# Have to peel carrots before canning?



## DENALI (Mar 25, 2008)

I am wanting to can some carrots for the first time this weekend. Some are fairly small. I am wondering if you have to peel them all before canning or can you scrub them real good and be fine? I am planning to can the candied carrots recipe in the ball book. Also some are starting to get a little to big and get a slightly woody center, will these still can up well? Thanks


----------



## oregon woodsmok (Dec 19, 2010)

I don't can carrots, but if I am cooking carrots in something that cooks for along time, the skins get tough and aren't attractive. So I would say that they need to be peeled for canning.


----------



## katlupe (Nov 15, 2004)

I can carrots and never peel them. They are fine, just be sure to wash them.


----------



## beaglebiz (Aug 5, 2008)

carrots really dont have a skin to peel like a potato. scrub them and your fine, especially if they are homegrown


----------



## Forlane (Jul 17, 2010)

As in most vegetables the skin is usually the most nutritional part. Avoid skinning at all costs imo.


----------



## Horseyrider (Aug 8, 2010)

For canning I do remove them. I noticed that even with a good scrubbing they often have tiny folds (almost too small to see) where dirt can be trapped. Peeling takes care of that faster than scrubbing.

I'm not a germophobe, but I do understand that garden soil in the low acid foods might not take me where I want to go.


----------



## Ohio dreamer (Apr 6, 2006)

I think it's a matter of taste. I get a bitter after taste in my mouth from carrots that aren't peeled. DH introduced me to peeling carrots....bitter after taste gone. My mom still thinks I'm absolutely nuts....I tried explaining it to her, but since she doesn't taste what I taste she doesn't really get it.


----------



## Macybaby (Jun 16, 2006)

I just peeled a bushel of carrots yesterday. I also prefer the taste that way. I don't like carrots all that much, but have found I love my home canned ones.


----------



## stef (Sep 14, 2002)

Macybaby said:


> I just peeled a bushel of carrots yesterday. I also prefer the taste that way. I don't like carrots all that much, but have found I love my home canned ones.
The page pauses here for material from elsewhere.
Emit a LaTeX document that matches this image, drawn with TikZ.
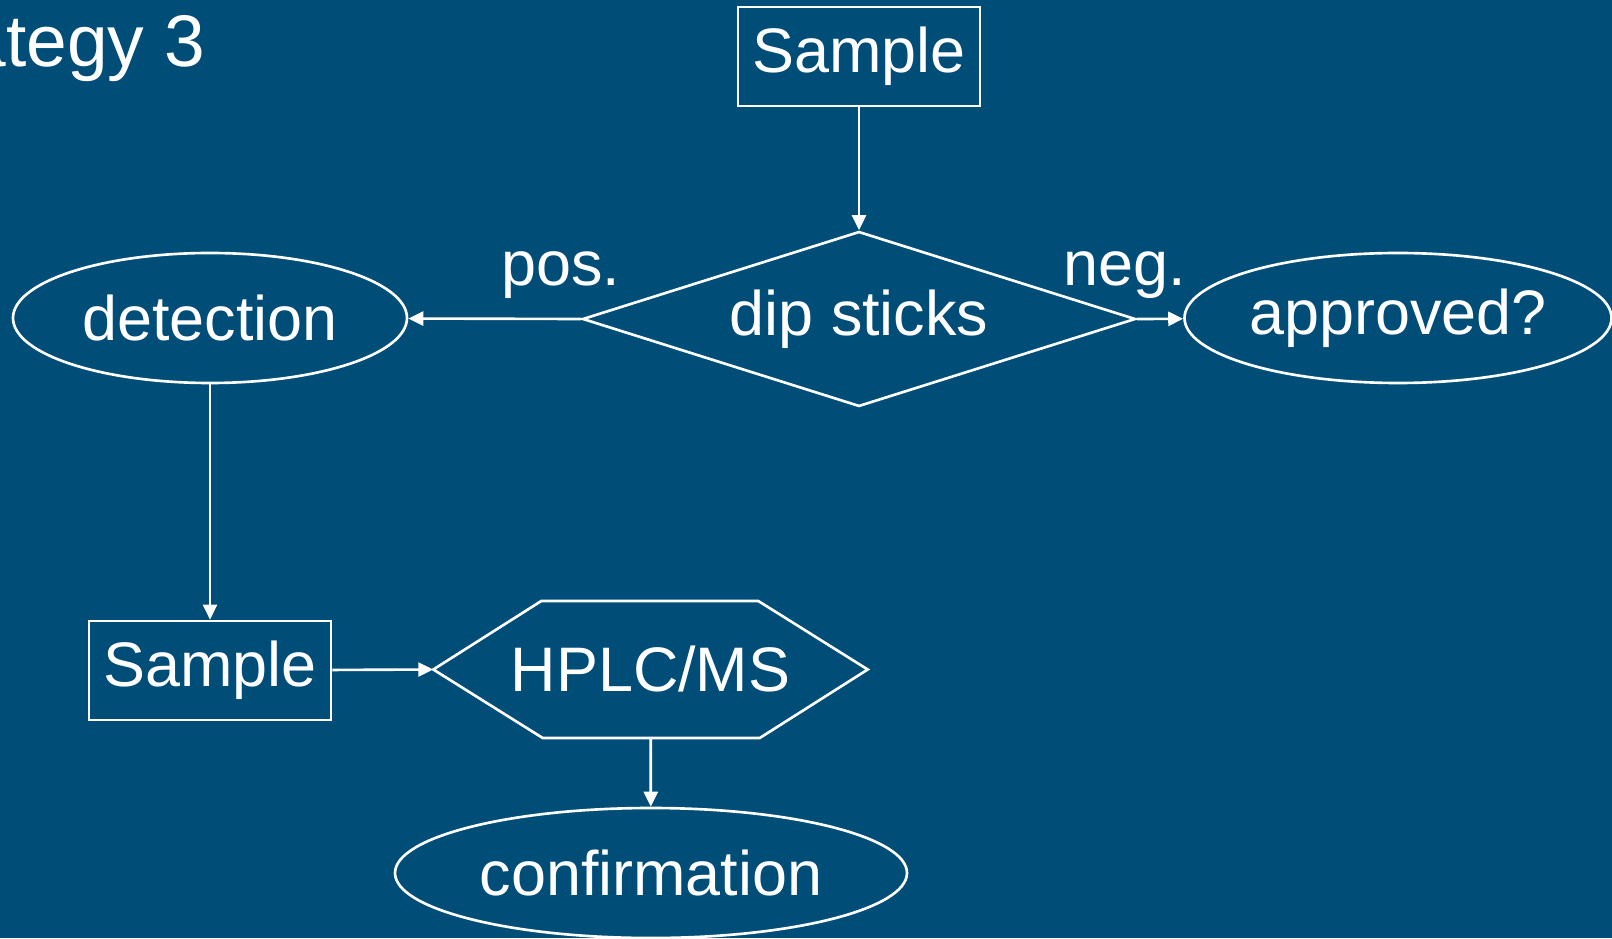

How long do you pressure can them? 
Pint?
Quarts?


----------



## danarutan (Mar 13, 2011)

I just did 14 pints today -- i peeled them to help be sure dirt is gone. I did my at 10# press for 25 min.


----------



## Macybaby (Jun 16, 2006)

From the Ball complete canning book - pints for 25 mn and quarts for 30 mn. I like to hot pack them so that it's easier to get them packed in the jars. Times are the same for raw pack, both are covered with boiling water.

They get used mostly for soups and stews (along with canned potatoes). They are already pealed and cooked so it's a time saver. Just add them near the end of the cooking time so you won't have mush.

Ended up with 28 pints.


----------



## gone-a-milkin (Mar 4, 2007)

Ohio dreamer said:


> I think it's a matter of taste. I get a bitter after taste in my mouth from carrots that aren't peeled. DH introduced me to peeling carrots....bitter after taste gone. My mom still thinks I'm absolutely nuts....I tried explaining it to her, but since she doesn't taste what I taste she doesn't really get it.


I could have written this exact post. My mother agrees with yours.


----------